--- Start Material provided ---
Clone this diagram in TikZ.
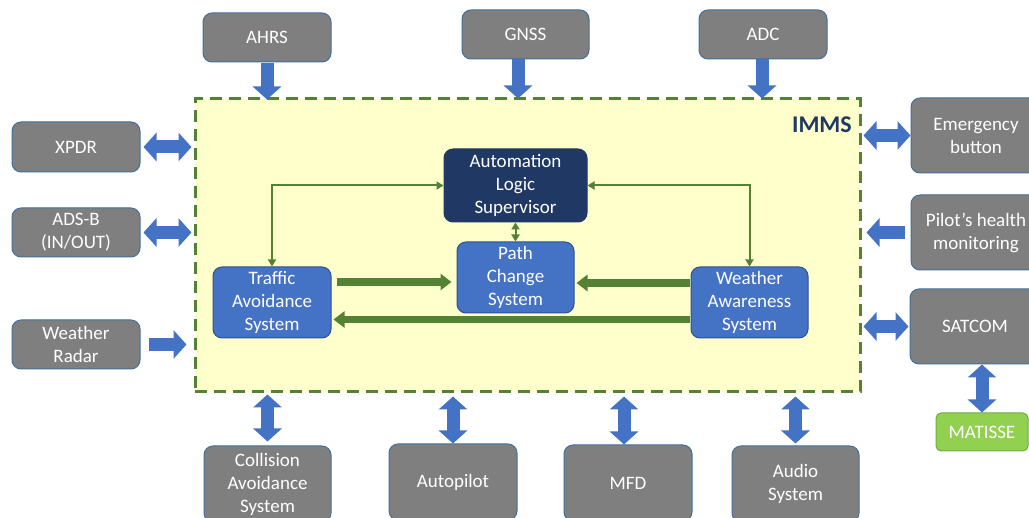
\documentclass[tikz,border=0pt]{standalone}
\usepackage{fontspec}
\setmainfont{Carlito}
\usetikzlibrary{arrows.meta,calc}
\definecolor{boxgray}{HTML}{7F7F7F}
\definecolor{grayborder}{HTML}{41719C}
\definecolor{bblue}{HTML}{4472C4}
\definecolor{bborder}{HTML}{2F528F}
\definecolor{navy}{HTML}{203864}
\definecolor{dgreen}{HTML}{548235}
\definecolor{lgreen}{HTML}{92D050}
\definecolor{lgborder}{HTML}{70AD47}
\definecolor{pale}{HTML}{FFFFCC}
\begin{document}
\begin{tikzpicture}[x=1pt,y=-1pt,
  txt/.style={font=\fontsize{19}{23}\selectfont, text=white, align=center, inner sep=0pt},
  graybox/.style={txt, fill=boxgray, draw=grayborder, line width=1pt, rounded corners=9pt},
  bluebox/.style={txt, fill=bblue, draw=bborder, line width=1pt, rounded corners=9pt},
  navybox/.style={txt, fill=navy, draw=navy, line width=1pt, rounded corners=9pt},
  greenbox/.style={txt, fill=lgreen, draw=lgborder, line width=1pt, rounded corners=5pt},
  immsbox/.style={fill=pale, draw=dgreen, line width=3pt, dash pattern=on 12pt off 7pt},
  tipb/.tip={Triangle[width=28pt,length=13pt]},
  blockone/.style={draw=bblue, line width=13pt, -tipb},
  blocktwo/.style={draw=bblue, line width=13pt, tipb-tipb},
  tipt/.tip={Triangle[width=8pt,length=7pt]},
  thinarrow/.style={draw=dgreen, line width=2pt, tipt-tipt},
  tipk/.tip={Triangle[width=16pt,length=11pt]},
  thickarrow/.style={draw=dgreen, line width=7.5pt, -tipk},
]
\useasboundingbox (0,0) rectangle (1029,518);
\fill[white] (0,0) rectangle (1029,518);

% IMMS container
\node[immsbox, minimum width=665pt, minimum height=293pt] (imms) at (527.5,245.5) {};
\node[font=\fontsize{24}{28}\selectfont\bfseries, text=navy, anchor=east, inner sep=0pt] (immslabel) at (852,125) {IMMS};

% external boxes
\node[graybox, minimum width=128pt, minimum height=49pt] (ahrs) at (267,37.5) {AHRS};
\node[graybox, minimum width=127pt, minimum height=49pt] (gnss) at (525.5,34.5) {GNSS};
\node[graybox, minimum width=128pt, minimum height=49pt] (adc) at (763,34.5) {ADC};
\node[graybox, minimum width=128pt, minimum height=50pt] (xpdr) at (76,147) {XPDR};
\node[graybox, minimum width=128pt, minimum height=49pt] (adsb) at (76,232.5) {ADS-B\\(IN/OUT)};
\node[graybox, minimum width=128pt, minimum height=49pt] (wradar) at (76,344.5) {Weather\\Radar};
\node[graybox, minimum width=130pt, minimum height=75pt] (emerg) at (976,135.5) {Emergency\\button};
\node[graybox, minimum width=130pt, minimum height=75pt] (pilot) at (976,232.5) {Pilot’s health\\monitoring};
\node[graybox, minimum width=130pt, minimum height=75pt] (satcom) at (975,326.5) {SATCOM};
\node[greenbox, minimum width=92pt, minimum height=38pt] (matisse) at (982,432) {MATISSE};
\node[graybox, minimum width=127pt, minimum height=76pt] (coll) at (267.5,484) {Collision\\Avoidance\\System};
\node[graybox, minimum width=128pt, minimum height=76pt] (autop) at (453,482) {Autopilot};
\node[graybox, minimum width=128pt, minimum height=76pt] (mfd) at (628,483) {MFD};
\node[graybox, minimum width=127pt, minimum height=76pt] (audio) at (795.5,484) {Audio\\System};

% inner boxes
\node[navybox, minimum width=143pt, minimum height=73pt] (als) at (515.5,185.5) {Automation\\Logic\\Supervisor};
\node[bluebox, minimum width=117pt, minimum height=71pt] (pcs) at (515.5,277.5) {Path\\Change\\System};
\node[bluebox, minimum width=118pt, minimum height=71pt] (tas) at (272,302.5) {Traffic\\Avoidance\\System};
\node[bluebox, minimum width=117pt, minimum height=71pt] (was) at (749.5,302.5) {Weather\\Awareness\\System};

% inner connectors
\draw[thinarrow] (tas.north) |- (als.west);
\draw[thinarrow] (was.north) |- (als.east);
\draw[thinarrow] (als.south) -- (pcs.north);
\coordinate (p1) at ([yshift=-4.5pt]pcs.west);
\coordinate (p2) at ([yshift=-5.5pt]pcs.east);
\coordinate (p3) at ([yshift=-17pt]tas.east);
\draw[thickarrow, shorten <=5pt, shorten >=5pt] (p1 -| tas.east) -- (p1);
\draw[thickarrow, shorten <=1pt, shorten >=2pt] (p2 -| was.west) -- (p2);
\draw[thickarrow, shorten <=1pt, shorten >=2pt] (p3 -| was.west) -- (p3);

% block arrows (inputs from top)
\draw[blockone] ([yshift=-1pt]ahrs.south) -- ([yshift=-2pt]ahrs.south |- imms.north);
\coordinate (g1) at ([xshift=-7.5pt]gnss.south);
\draw[blockone] (g1) -- ([yshift=-1pt]g1 |- imms.north);
\coordinate (a1) at ([xshift=-1pt]adc.south);
\draw[blockone] (a1) -- ([yshift=-1pt]a1 |- imms.north);

% left side
\draw[blocktwo, shorten <=3pt, shorten >=2pt] (xpdr.east) -- (xpdr.east -| imms.west);
\draw[blocktwo, shorten <=3pt, shorten >=2pt] (adsb.east) -- (adsb.east -| imms.west);
\draw[blockone, shorten <=8pt, shorten >=7pt] (wradar.east) -- (wradar.east -| imms.west);

% right side
\draw[blocktwo, shorten <=2pt] (imms.east |- emerg.west) -- (emerg.west);
\draw[blockone, shorten <=6pt, shorten >=5pt] (pilot.west) -- (pilot.west -| imms.east);
\draw[blocktwo, shorten <=2pt] (imms.east |- satcom.west) -- ([xshift=-1pt]satcom.west);
\draw[blocktwo] (matisse.north |- satcom.south) -- (matisse.north);

% bottom
\draw[blocktwo, shorten <=1pt, shorten >=4pt] (imms.south -| coll.north) -- (coll.north);
\draw[blocktwo, shorten <=3pt] (imms.south -| autop.north) -- (autop.north);
\coordinate (m1) at ([xshift=-4pt]mfd.north);
\draw[blocktwo, shorten <=3pt] (imms.south -| m1) -- (m1);
\draw[blocktwo, shorten <=3pt, shorten >=2pt] (imms.south -| audio.north) -- (audio.north);
\end{tikzpicture}
\end{document}
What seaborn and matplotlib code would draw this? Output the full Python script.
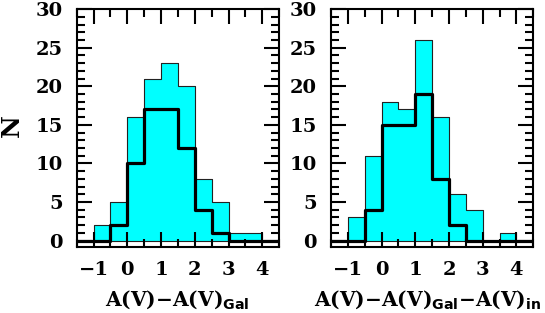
import matplotlib
matplotlib.use("Agg")
import matplotlib.pyplot as plt
from matplotlib.ticker import MultipleLocator
import pandas as pd
import seaborn as sns

# bins of width 0.5 from -1.5 to 4.5
bin_edges = [-1.5, -1.0, -0.5, 0.0, 0.5, 1.0, 1.5, 2.0, 2.5, 3.0, 3.5, 4.0, 4.5]

# left panel: A(V) - A(V)Gal
left_all = [0, 2, 5, 16, 21, 23, 20, 8, 5, 1, 1, 0]
left_sub = [0, 0, 2, 10, 17, 17, 12, 4, 1, 0, 0, 0]

# right panel: A(V) - A(V)Gal - A(V)in
right_all = [0, 3, 11, 18, 17, 26, 16, 6, 4, 0, 1, 0]
right_sub = [0, 0, 4, 15, 15, 19, 8, 2, 0, 0, 0, 0]

xlabels = [r"A(V)$-$A(V)$_{\mathsf{Gal}}$",
           r"A(V)$-$A(V)$_{\mathsf{Gal}}$$-$A(V)$_{\mathsf{in}}$"]

plt.rcParams["font.family"] = ["DejaVu Serif"]
plt.rcParams["font.weight"] = "bold"
plt.rcParams["axes.labelweight"] = "bold"
plt.rcParams["mathtext.fontset"] = "custom"
plt.rcParams["mathtext.rm"] = "DejaVu Serif:bold"
plt.rcParams["mathtext.sf"] = "DejaVu Sans:bold"

fig = plt.figure(figsize=(5.45, 3.13), dpi=100)
ax1 = fig.add_axes([0.1407, 0.2118, 0.3717, 0.7591])
ax2 = fig.add_axes([0.6073, 0.2118, 0.3713, 0.7591])

centers = [(a + b) / 2 for a, b in zip(bin_edges[:-1], bin_edges[1:])]

for ax, all_c, sub_c, xl, lx in [(ax1, left_all, left_sub, xlabels[0], 0.497),
                                 (ax2, right_all, right_sub, xlabels[1], 0.477)]:
    d_all = pd.DataFrame({"x": centers[1:-1], "n": all_c[1:-1]})
    d_sub = pd.DataFrame({"x": centers, "n": sub_c})
    # cyan histogram only spans -1..4
    sns.histplot(data=d_all, x="x", weights="n", bins=bin_edges[1:-1],
                 element="step", fill=True, color="cyan", alpha=1,
                 edgecolor="#222222", linewidth=0.8, ax=ax)
    sns.histplot(data=d_sub, x="x", weights="n", bins=bin_edges,
                 element="step", fill=False, color="black", linewidth=2.3, ax=ax)
    ax.set_xlim(-1.5, 4.5)
    ax.set_ylim(-0.8, 30)
    ax.xaxis.set_major_locator(MultipleLocator(1))
    ax.xaxis.set_minor_locator(MultipleLocator(0.5))
    ax.yaxis.set_major_locator(MultipleLocator(5))
    ax.yaxis.set_minor_locator(MultipleLocator(1))
    ax.tick_params(which="both", direction="in", top=True, right=True,
                   width=1.5, labelsize=14, pad=10)
    ax.tick_params(which="major", length=10.5)
    ax.tick_params(which="minor", length=5.5)
    for s in ax.spines.values():
        s.set_linewidth(1.5)
    ax.set_xlabel(xl, fontsize=14.5, fontweight="bold")
    ax.xaxis.set_label_coords(lx, -0.222)
    ax.xaxis.label.set_va("center")
    ax.set_ylabel("")

ax1.set_ylabel("N", fontsize=18, fontweight="bold")
ax1.yaxis.set_label_coords(-0.32, 0.51)
ax1.yaxis.label.set_va("center")

fig.savefig("out.png", dpi=100)
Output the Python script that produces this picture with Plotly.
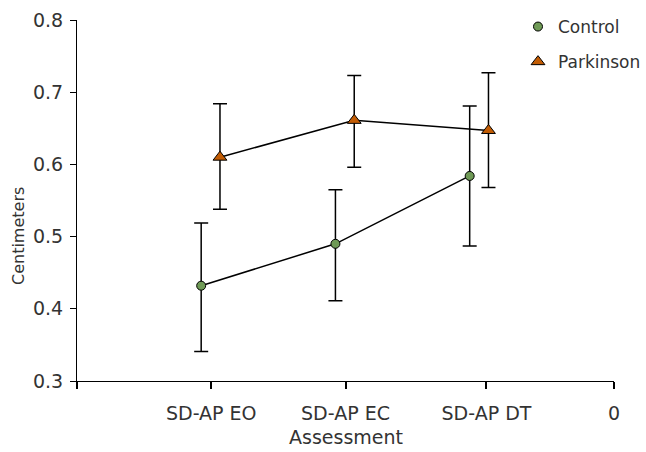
import plotly.graph_objects as go

categories = ["SD-AP EO", "SD-AP EC", "SD-AP DT"]
cat_index = [1, 2, 3]
control_mean = [0.432, 0.490, 0.584]
control_err_up = [0.087, 0.075, 0.097]
control_err_dn = [0.091, 0.079, 0.097]
park_mean = [0.610, 0.661, 0.647]
park_err_up = [0.074, 0.062, 0.080]
park_err_dn = [0.072, 0.065, 0.079]
tick_vals = [0, 1, 2, 3.05, 4]
tick_text = ["", "SD-AP EO", "SD-AP EC", "SD-AP DT", "0"]

ctrl_off = -0.075
park_off = 0.065
ctrl_x = [i + ctrl_off for i in cat_index]
park_x = [i + park_off for i in cat_index]

FONT = "DejaVu Sans"
TXT = "#333333"
GREEN = "#6f9a56"
ORANGE = "#c25c04"
FS = 19

fig = go.Figure()
fig.add_trace(go.Scatter(
    x=ctrl_x, y=control_mean, mode="lines+markers", name="Control", showlegend=False,
    line=dict(color="black", width=1.5),
    marker=dict(symbol="circle", size=9, color=GREEN, line=dict(color="black", width=1)),
    error_y=dict(type="data", symmetric=False, array=control_err_up, arrayminus=control_err_dn,
                 color="black", thickness=1.5, width=7),
))
fig.add_trace(go.Scatter(
    x=park_x, y=park_mean, mode="lines+markers", name="Parkinson", showlegend=False,
    line=dict(color="black", width=1.5),
    marker=dict(symbol="triangle-up", size=12, color=ORANGE, line=dict(color="black", width=1)),
    error_y=dict(type="data", symmetric=False, array=park_err_up, arrayminus=park_err_dn,
                 color="black", thickness=1.5, width=7),
))
# legend entries
fig.add_trace(go.Scatter(
    x=[None], y=[None], mode="markers", name="Control", legendgroup="a",
    marker=dict(symbol="circle", size=9, color=GREEN, line=dict(color="black", width=1)),
))
fig.add_trace(go.Scatter(
    x=[None], y=[None], mode="markers", name="Parkinson", legendgroup="b",
    marker=dict(symbol="triangle-up", size=12, color=ORANGE, line=dict(color="black", width=1)),
))

fig.update_layout(
    width=646, height=452,
    margin=dict(l=77, r=32, t=20, b=71, autoexpand=False),
    paper_bgcolor="white", plot_bgcolor="white",
    font=dict(family=FONT, size=FS, color=TXT),
    showlegend=True,
    legend=dict(x=518 / 646, y=1 - 9 / 452, xref="container", yref="container",
                xanchor="left", yanchor="top", bgcolor="rgba(0,0,0,0)",
                font=dict(family=FONT, size=17, color=TXT), tracegroupgap=10,
                itemwidth=30),
    xaxis=dict(
        range=[0, 4], tickmode="array", tickvals=tick_vals, ticktext=tick_text,
        showgrid=False, zeroline=False, showline=True, linecolor="black", linewidth=1,
        ticks="outside", ticklen=7, tickcolor="black", tickwidth=1.5,
        tickfont=dict(family=FONT, size=FS, color=TXT), automargin=False,
        ticklabelstandoff=8,
    ),
    yaxis=dict(
        range=[0.3, 0.8], tickmode="array", tickvals=[0.3, 0.4, 0.5, 0.6, 0.7, 0.8],
        ticktext=["0.3", "0.4", "0.5", "0.6", "0.7", "0.8"],
        showgrid=False, zeroline=False, showline=True, linecolor="black", linewidth=1,
        ticks="outside", ticklen=6, tickcolor="black", tickwidth=1,
        tickfont=dict(family=FONT, size=FS, color=TXT), automargin=False,
        ticklabelstandoff=3,
    ),
    annotations=[
        dict(text="Assessment", xref="paper", yref="paper", x=0.5, y=-(437 - 381) / 361,
             xanchor="center", yanchor="middle", showarrow=False,
             font=dict(family=FONT, size=FS, color=TXT)),
        dict(text="Centimeters", xref="paper", yref="paper", x=-(77 - 18) / 537,
             y=(381 - 236) / 361, xanchor="center", yanchor="middle", textangle=-90,
             showarrow=False, font=dict(family=FONT, size=16, color=TXT)),
    ],
)

fig.write_html("out.html", config={"displayModeBar": False},
               post_script="document.body.style.margin='0';document.body.style.overflow='hidden';")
--- End Material provided ---
Within the entries above, give again exactly the lines starting at the one that contains "What seaborn and" and ending at the one that contains "centers = [(a", leaving out the pictures.

■ Result for this task ■
What seaborn and matplotlib code would draw this? Output the full Python script.
import matplotlib
matplotlib.use("Agg")
import matplotlib.pyplot as plt
from matplotlib.ticker import MultipleLocator
import pandas as pd
import seaborn as sns

# bins of width 0.5 from -1.5 to 4.5
bin_edges = [-1.5, -1.0, -0.5, 0.0, 0.5, 1.0, 1.5, 2.0, 2.5, 3.0, 3.5, 4.0, 4.5]

# left panel: A(V) - A(V)Gal
left_all = [0, 2, 5, 16, 21, 23, 20, 8, 5, 1, 1, 0]
left_sub = [0, 0, 2, 10, 17, 17, 12, 4, 1, 0, 0, 0]

# right panel: A(V) - A(V)Gal - A(V)in
right_all = [0, 3, 11, 18, 17, 26, 16, 6, 4, 0, 1, 0]
right_sub = [0, 0, 4, 15, 15, 19, 8, 2, 0, 0, 0, 0]

xlabels = [r"A(V)$-$A(V)$_{\mathsf{Gal}}$",
           r"A(V)$-$A(V)$_{\mathsf{Gal}}$$-$A(V)$_{\mathsf{in}}$"]

plt.rcParams["font.family"] = ["DejaVu Serif"]
plt.rcParams["font.weight"] = "bold"
plt.rcParams["axes.labelweight"] = "bold"
plt.rcParams["mathtext.fontset"] = "custom"
plt.rcParams["mathtext.rm"] = "DejaVu Serif:bold"
plt.rcParams["mathtext.sf"] = "DejaVu Sans:bold"

fig = plt.figure(figsize=(5.45, 3.13), dpi=100)
ax1 = fig.add_axes([0.1407, 0.2118, 0.3717, 0.7591])
ax2 = fig.add_axes([0.6073, 0.2118, 0.3713, 0.7591])

centers = [(a + b) / 2 for a, b in zip(bin_edges[:-1], bin_edges[1:])]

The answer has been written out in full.